Mighty Tracker -- Performance Studies of the MightyPix for LHCb

TL;DR

This paper discusses the development and performance evaluation of the MightyPix sensor system for the upcoming Mighty Tracker upgrade at LHCb, focusing on radiation tolerance, timing resolution, and system integration.

Contribution

It introduces the MightyPix sensor and MARS readout system, highlighting their design, radiation resilience, and suitability for high-luminosity LHCb conditions.

Findings

MightyPix sensors achieve radiation tolerance up to 2×10^15 MeVn_eq/cm^2.

Timing resolution of sensors is below 3 ns, compatible with LHCb requirements.

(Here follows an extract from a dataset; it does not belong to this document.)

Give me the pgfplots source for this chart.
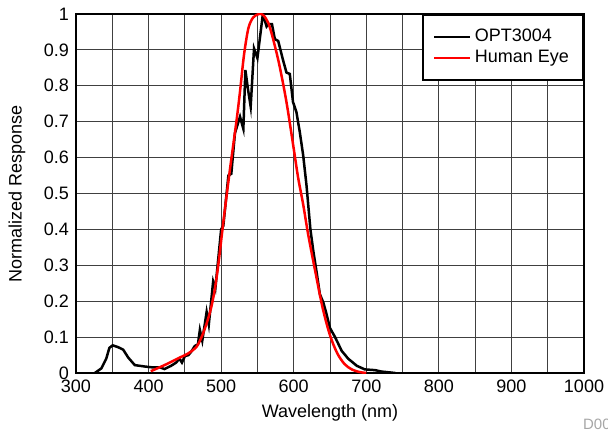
\documentclass[border=0pt]{standalone}
\usepackage{fontspec}
\setmainfont{Liberation Sans}
\usepackage{pgfplots}
\pgfplotsset{compat=1.18}
\newcommand{\chartfont}{\fontsize{9}{11}\selectfont}

\begin{document}
\begin{tikzpicture}
\begin{axis}[
  name=ax,
  scale only axis,
  width=254pt, height=179.5pt,
  xmin=300, xmax=1000, ymin=0, ymax=1,
  xtick={300,400,500,600,700,800,900,1000},
  minor xtick={350,450,550,650,750,850,950},
  ytick={0,0.1,0.2,0.3,0.4,0.5,0.6,0.7,0.8,0.9,1},
  grid=both,
  major grid style={black!75, line width=0.45pt},
  minor grid style={black!75, line width=0.45pt},
  major tick length=0pt, minor tick length=0pt,
  axis line style={line width=1pt},
  /pgf/number format/assume math mode=true,
  xticklabel style={font=\chartfont, /pgf/number format/1000 sep={}},
  yticklabel style={font=\chartfont, /pgf/number format/fixed, /pgf/number format/precision=1},
  xlabel={Wavelength (nm)},
  ylabel={Normalized Response},
  xlabel style={font=\chartfont, at={(axis description cs:0.5,-0.1114)}, anchor=center},
  ylabel style={font=\chartfont, at={(axis description cs:-0.1161,0.5)}, anchor=center},
  legend style={font=\chartfont, at={(1,1)}, anchor=north east, draw=black, line width=1pt,
    inner xsep=5pt, inner ysep=5pt, row sep=-1pt},
  legend cell align=left,
  legend image code/.code={\draw[#1, line width=1.1pt] (0cm,0cm) -- (0.63cm,0cm);},
]
% OPT3004 response
\addplot[black, line width=1.25pt] coordinates {
(326,0) (335,0.013) (341.7,0.04) (346,0.07) (350.5,0.077) (358,0.072) (365,0.065)
(372,0.043) (381,0.022) (395,0.018) (404,0.016) (415,0.016) (422,0.011) (431,0.02)
(438,0.029) (442.5,0.04) (446,0.029) (450,0.047) (455,0.05) (459,0.06) (463.6,0.075)
(468,0.08) (470.7,0.12) (474,0.09) (480,0.17) (483,0.135) (489,0.255) (492,0.235)
(500,0.40) (503,0.41) (510,0.55) (514,0.555) (519,0.668) (526,0.714) (530.6,0.68)
(533.4,0.844) (537,0.79) (540.7,0.742) (545.3,0.904) (550,0.877) (557.5,1.0)
(562.7,0.965) (566,0.972) (570,0.972) (574,0.93) (578.6,0.925) (585.5,0.87)
(590,0.837) (594.6,0.833) (599,0.755) (603.7,0.727) (608.3,0.672) (613,0.607)
(617.6,0.523) (623,0.4) (627,0.34) (631.6,0.28) (636,0.22) (641,0.195) (645,0.166)
(650,0.125) (657,0.10) (666,0.062) (675,0.04) (687,0.02) (698,0.01) (712,0.008)
(721,0.004) (740,0)
};
\addlegendentry{OPT3004}
% Human eye
\addplot[red, line width=1.25pt, smooth, tension=0.5] coordinates {
(403,0.005) (422,0.022) (441,0.041) (455,0.055) (466,0.073) (473,0.10) (480,0.138)
(486,0.18) (491,0.23) (496,0.30) (503,0.42) (512,0.565) (521,0.70) (526,0.784)
(531.5,0.886) (537.5,0.96) (544,0.99) (552,1.0) (558,0.997) (565,0.975) (571,0.935)
(580,0.86) (590,0.755) (600,0.625) (606,0.545) (613,0.47) (620,0.385) (630,0.28)
(640,0.18) (650,0.105) (660,0.055) (670,0.025) (680,0.01) (690,0.003) (700,0)
};
\addlegendentry{Human Eye}
\end{axis}
\node[anchor=west, text=black!35, font=\fontsize{7.5}{9}\selectfont]
  at ([shift={(250pt,-25.5pt)}]ax.south west) {D001};
\pgfresetboundingbox
\path[use as bounding box] ([shift={(-38pt,-30pt)}]ax.south west) rectangle ([shift={(266pt,186.5pt)}]ax.south west);
\end{tikzpicture}
\end{document}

MARS system effectively characterizes sensor performance in laboratory and testbeam environments.

Abstract

A new downstream tracking system, known as the Mighty Tracker, is planned to be installed at LHCb during LS4 of the LHC. This will allow an increase in instantaneous luminosity from $2\cdot10^{33}~\mathrm{cm}^{-2}\mathrm{s}^{-1}$ to $1.5\cdot10^{34}~\mathrm{cm}^{-2}\mathrm{s}^{-1}$ and therefore an overall higher irradiation and up to six times higher occupancy. To keep the material budget as low or even lower as for the current detector, the Mighty Tracker is planned as a hybrid system with silicon pixels in the inner and scintillating fibers in the outer region. For the pixel detector part HV-CMOS MAPS with a pixel size of $55~\mathrm{x}~165~\mathrm{\mu m^2}$ will be used. This technology has been chosen because of its low production costs, low material budget, high radiation tolerance and good timing resolution. To fulfill the requirements, the development and characterization of the sensors focuses on radiation damage with fluences up to $2\cdot10^{15~}\mathrm{MeVn_{eq}}/\mathrm{cm^2}$ and a timing resolution $\leq3~\mathrm{ns}$. The timing resolution is restricted due to the $40~\mathrm{MHz}$ trigger-less DAQ by LHCb. To characterize and further develop the MightyPix a new readout system called MARS (Mighty TrAcker Readout System) has been developed. MARS is a modular system, able to test different single chips in the laboratory as well as at testbeam facilities. It has been used to perform first characterization studies of development-chips investigating radiation tolerance and timing resolution as well as the dependence of the sensor settings on the overall performance.